I've been having some email problems, but despite them I've been following
the discussion of kissing numbers and how hard it is to establish them. In
particular, I'm wondering whether we may not be missing some possible
low-hanging fruit that might result from the sort of greedy packing
procedure that Jud McCranie sketched, and about which John Conway expressed
skepticism.
The central problem is the size of the configuration space that must be
explored: 24 or 25 spheres jostling around, each contributing 3 degrees of
freedom to the configuration space. JM proposed, if I read him right, to
prune this space by considering only configurations of a certain special
kind, in which the configuration may be built by adding each new sphere in
the 'socket' formed by three previously-placed spheres. (This is hard to
visualize, but in four-space, you need three other spheres to form a
well-defined socket with no degrees of freedom.) Enumerating such
configurations would be much easier than searching an enormous
75-dimensional configuration space.
JHC expresses doubt that this program could work, because of the
possibility of losing the baby with the bathwater. It might be possible
for 25 non-overlapping 4-spheres to kiss a central one, but only in
configurations that are _not_ in the restricted class JM proposes. Let us
call these JM-type configurations _tight_ configurations; forgive me if I
do not give a rigorous definition -- I'll be willing to ante up later, but
for the moment I think we all know what we're talking about.
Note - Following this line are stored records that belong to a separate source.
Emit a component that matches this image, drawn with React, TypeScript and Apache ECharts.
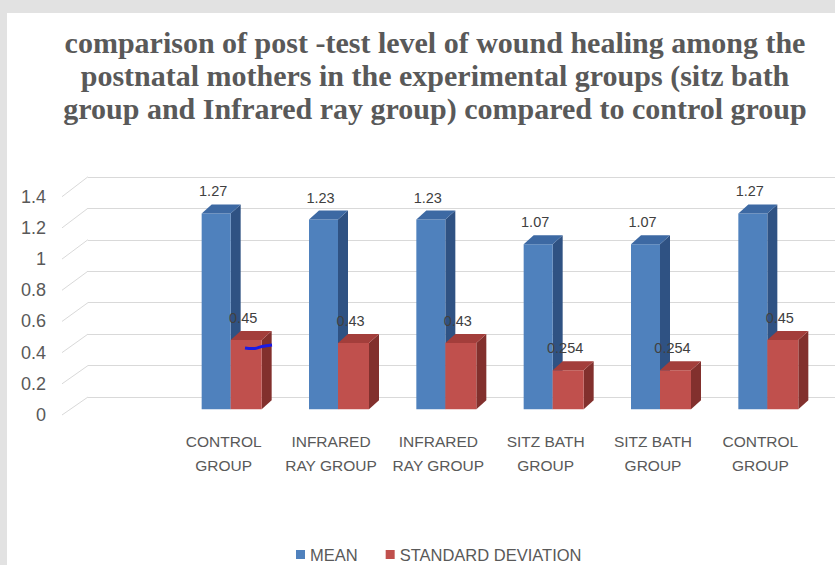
import React, { useEffect, useRef } from "react";
import * as echarts from "echarts";

const TITLE =
  "comparison of post -test level of wound healing among the\npostnatal mothers in the experimental groups (sitz bath\ngroup and Infrared ray group) compared to control group";
const categories = [
  "CONTROL\nGROUP",
  "INFRARED\nRAY GROUP",
  "INFRARED\nRAY GROUP",
  "SITZ BATH\nGROUP",
  "SITZ BATH\nGROUP",
  "CONTROL\nGROUP",
];
const meanValues = [1.27, 1.23, 1.23, 1.07, 1.07, 1.27];
const sdValues = [0.45, 0.43, 0.43, 0.254, 0.254, 0.45];
const yTicks = [0, 0.2, 0.4, 0.6, 0.8, 1, 1.2, 1.4];

const FONT = "'Liberation Sans', Arial, sans-serif";
const TXT = "#595959";

type Cols = { front: string; side: string; top: string };
const BLUE: Cols = { front: "#4f81bd", side: "#2f5283", top: "#3d69a3" };
const RED: Cols = { front: "#c0504d", side: "#82302d", top: "#a33e3b" };

function makeBar(side: number, cols: Cols, bw: number) {
  return (params: any, api: any) => {
    const idx = api.value(0);
    const val = api.value(1);
    const top = api.coord([idx, val]);
    const base = api.coord([idx, 0]);
    const dx = 10;
    const dy = 9;
    const x0 = side < 0 ? top[0] - bw : top[0];
    const x1 = x0 + bw;
    const yT = top[1];
    const yB = base[1];
    return {
      type: "group",
      children: [
        {
          type: "polygon",
          shape: { points: [[x1, yT], [x1 + dx, yT - dy], [x1 + dx, yB - dy], [x1, yB]] },
          style: { fill: cols.side },
        },
        {
          type: "rect",
          shape: { x: x0, y: yT, width: bw, height: yB - yT },
          style: { fill: cols.front },
        },
        {
          type: "polygon",
          shape: { points: [[x0, yT], [x1, yT], [x1 + dx, yT - dy], [x0 + dx, yT - dy]] },
          style: { fill: cols.top },
        },
        {
          type: "text",
          style: {
            text: String(val),
            x: x0 + bw / 2 - 3,
            y: yT - 22,
            fill: "#404040",
            fontSize: 14.5,
            fontFamily: FONT,
            align: "center",
            verticalAlign: "middle",
          },
        },
      ],
    };
  };
}

export default function App() {
  const ref = useRef<HTMLDivElement>(null);
  useEffect(() => {
    if (!ref.current) return;
    const chart = echarts.init(ref.current, undefined, { renderer: "svg" });
    chart.setOption({
      animation: false,
      title: {
        text: TITLE,
        left: 435,
        top: 26,
        padding: 0,
        textAlign: "center",
        textStyle: {
          fontFamily: "'Liberation Serif', 'Times New Roman', serif",
          fontWeight: "bold",
          fontSize: 30,
          lineHeight: 33,
          color: TXT,
        },
      },
      legend: {
        left: 291,
        top: 541,
        icon: "rect",
        itemWidth: 9,
        itemHeight: 9,
        itemGap: 28,
        data: ["MEAN", "STANDARD DEVIATION"],
        textStyle: { fontFamily: FONT, fontSize: 16.5, color: TXT },
      },
      grid: [
        { left: 177, right: 14, top: 193.4, bottom: 155.7 },
        { left: 62, right: 0, top: 196.7, bottom: 150 },
        { left: 88, right: 0, top: 177, bottom: 168 },
      ],
      xAxis: [
        {
          type: "category",
          gridIndex: 0,
          data: categories,
          axisLine: { show: false },
          axisTick: { show: false },
          axisLabel: {
            fontFamily: FONT,
            fontSize: 15.5,
            lineHeight: 24,
            color: TXT,
            margin: 20,
            padding: [0, 14, 0, 0],
            interval: 0,
          },
        },
        { type: "value", gridIndex: 1, min: 0, max: 1, show: false },
        { type: "value", gridIndex: 2, min: 0, max: 1, show: false },
      ],
      yAxis: [
        { type: "value", gridIndex: 0, min: 0, max: 1.4, interval: 0.2, show: false },
        {
          type: "value",
          gridIndex: 1,
          min: 0,
          max: 1.4,
          interval: 0.2,
          axisLine: { show: false },
          axisTick: { show: false },
          splitLine: { show: false },
          axisLabel: { fontFamily: FONT, fontSize: 18, color: TXT, margin: 16 },
        },
        {
          type: "value",
          gridIndex: 2,
          min: 0,
          max: 1.4,
          interval: 0.2,
          axisLine: { show: false },
          axisTick: { show: false },
          axisLabel: { show: false },
          splitLine: { lineStyle: { color: "#d9d9d9", width: 1 } },
        },
      ],
      series: [
        {
          name: "floor",
          type: "custom",
          xAxisIndex: 1,
          yAxisIndex: 1,
          silent: true,
          data: yTicks.map((v) => [0, v]),
          renderItem: (params: any, api: any) => {
            const v = api.value(1);
            const p = api.coord([0, v]);
            return {
              type: "line",
              shape: { x1: p[0], y1: p[1], x2: p[0] + 26, y2: p[1] - (18 + 1.4 * v) },
              style: { stroke: "#d9d9d9", lineWidth: 1 },
            };
          },
        },
        {
          name: "MEAN",
          type: "custom",
          xAxisIndex: 0,
          yAxisIndex: 0,
          itemStyle: { color: BLUE.front },
          data: meanValues.map((v, i) => [i, v]),
          encode: { x: 0, y: 1 },
          renderItem: makeBar(-1, BLUE, 29),
        },
        {
          name: "STANDARD DEVIATION",
          type: "custom",
          xAxisIndex: 0,
          yAxisIndex: 0,
          itemStyle: { color: RED.front },
          data: sdValues.map((v, i) => [i, v]),
          encode: { x: 0, y: 1 },
          renderItem: makeBar(1, RED, 31),
        },
      ],
      graphic: [
        {
          type: "polyline",
          z: 100,
          shape: { points: [[245, 348], [255, 348.5], [262, 346.5], [272, 345]], smooth: 0.4 },
          style: { stroke: "#1a1ae6", lineWidth: 3, fill: null },
        },
      ],
    });
    return () => chart.dispose();
  }, []);
  return (
    <div style={{ position: "absolute", left: 0, top: 0, width: 835, height: 565, background: "#e2e2e2" }}>
      <div style={{ position: "absolute", left: 7, top: 13, right: 0, bottom: 0, background: "#ffffff" }} />
      <div ref={ref} style={{ position: "absolute", left: 0, top: 0, width: 835, height: 565 }} />
    </div>
  );
}
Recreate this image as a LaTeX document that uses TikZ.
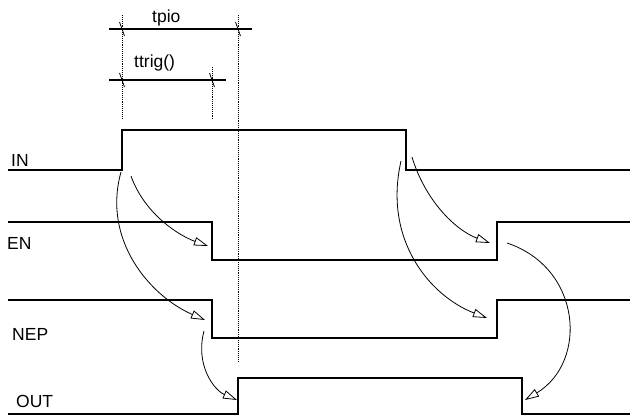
\documentclass[tikz,border=0pt]{standalone}
\usepackage{fontspec}
\setmainfont{Liberation Sans}
\usetikzlibrary{arrows.meta}
\tikzset{
  signal/.style={black, line width=1.1pt},
  guide/.style={black, densely dotted, line width=0.9pt},
  cause/.style={black, line width=0.8pt, -{Triangle[open, length=14pt, width=8.5pt]}},
  lbl/.style={font=\fontsize{17.5}{17.5}\selectfont, inner sep=0pt, anchor=base west},
}
\begin{document}
\begin{tikzpicture}[x=1pt,y=-1pt]
    \useasboundingbox (0,0) rectangle (635,416);

    % signal traces
    \draw[signal] (8,170) -- (122,170) -- (122,130) -- (406,130) -- (406,170) -- (630,170);
    \draw[signal] (8,222) -- (212,222) -- (212,260) -- (497,260) -- (497,222) -- (630,222);
    \draw[signal] (8,300) -- (212,300) -- (212,338) -- (497,338) -- (497,300) -- (630,300);
    \draw[signal] (8,414) -- (238,414) -- (238,378) -- (522,378) -- (522,414) -- (630,414);

    \node[lbl] (in)  at (11,166) {IN};
    \node[lbl] (en)  at (7,249)  {EN};
    \node[lbl] (nep) at (12,340) {NEP};
    \node[lbl] (out) at (16,407) {OUT};

    % timing marks
    \draw[guide] (122,15) -- (122,118);
    \draw[guide] (212,67) -- (212,119);
    \draw[guide] (238,15) -- (238,362);
    \draw[signal] (109,29) -- (252,29);
    \draw[signal] (109,80) -- (226,80);
    \foreach \x/\y in {122/29, 238/29, 122/80, 212/80}
        \draw[black, line width=0.8pt] (\x-2.5,\y-7) -- (\x+2.5,\y+7);
    \node[lbl] (tpio)  at (152,22) {tpio};
    \node[lbl] (ttrig) at (134,67) {ttrig()};

    % cause and effect
    \coordinate (inUp1) at (131,176);
    \coordinate (inUp2) at (121,172);
    \coordinate (inDn1) at (412,157);
    \coordinate (inDn2) at (401,161);
    \coordinate (enDn)  at (208,246);
    \coordinate (enUp)  at (490,243);
    \coordinate (enSrc) at (507,243);
    \coordinate (nepDn) at (205,320);
    \coordinate (nepUp) at (487,318);
    \coordinate (nepSrc) at (204,331);
    \coordinate (outUp) at (237,400);
    \coordinate (outDn) at (525,400);

    \draw[cause] (inUp1) .. controls (145,215) and (180,236) .. (enDn);
    \draw[cause] (inUp2) .. controls (102,240) and (150,296) .. (nepDn);
    \draw[cause] (nepSrc) .. controls (195,365) and (214,390) .. (outUp);
    \draw[cause] (inDn1) .. controls (425,200) and (455,230) .. (enUp);
    \draw[cause] (inDn2) .. controls (383,240) and (430,296) .. (nepUp);
    \draw[cause] (enSrc) .. controls (582,268) and (588,362) .. (outDn);
\end{tikzpicture}
\end{document}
Obviously, the JM program depends on an unstated conjecture, one that JHC
believes to be false. If forced to place bets at this point, I'd wager
that JHC is right ... unless JHC offered me attractive odds. Because I'm
not yet morally certain he's right. The conjecture, which I will call the
Tightening Conjecture, is: if there exists ANY configuration of n
non-overlapping radius-R k-spheres kissing a given unit k-sphere, then
there exists a TIGHT such configuration.
JHC puts forward what I believe is intended to be a counterexample to this
conjecture, but I claim it isn't really a counterexample. In the case he
presents, k=3, n=8, and R=(sqrt3+1)/2. He points out that it works to
position each of the 8 peripheral spheres at the corners of a cube of side
2R, whose center is the center of the unit sphere. This configuration is
_not_ tight, in the sense given above, and JHC implies by his use of the
phrase "the correct configuration" that it is the only one. If this were
true, it would certainly follow that a search confined to tight
configurations would fail to find one, and if we believed the Tightening
Conjecture we would incorrectly conclude that the 8 peripheral spheres
simply would not fit.
However, the configuration described by JHC is _not_ the only one that
works. Begin with the cubical configuration described by JHC. Run a plane
through the center of the central sphere, so that all eight peripheral
spheres are tangent to that plane. Now it is clear that four peripheral
spheres on one side of the plane (call it the north side) can be rotated
independently of the other four, and after they have been rotated 45
degrees, they can move south a little bit, across the equator, and settle
into the four northward-facing sockets offered between the four southern
spheres. The resulting crownlike configuration still has one degree of
freedom, but I am reasonably sure that this extra flex can be expunged by
puckering the square formed by the four southern spheres. Eventually
something will bump, at which point the configuration will be tight.
The Tightening Conjecture may still be false, but JHC's cubical example
does not kill it outright. My guess is that JHC has a stronger
counterexample in his arsenal, that _will_ disprove the TC; my only real
point in this message is that the offered example doesn't do the job.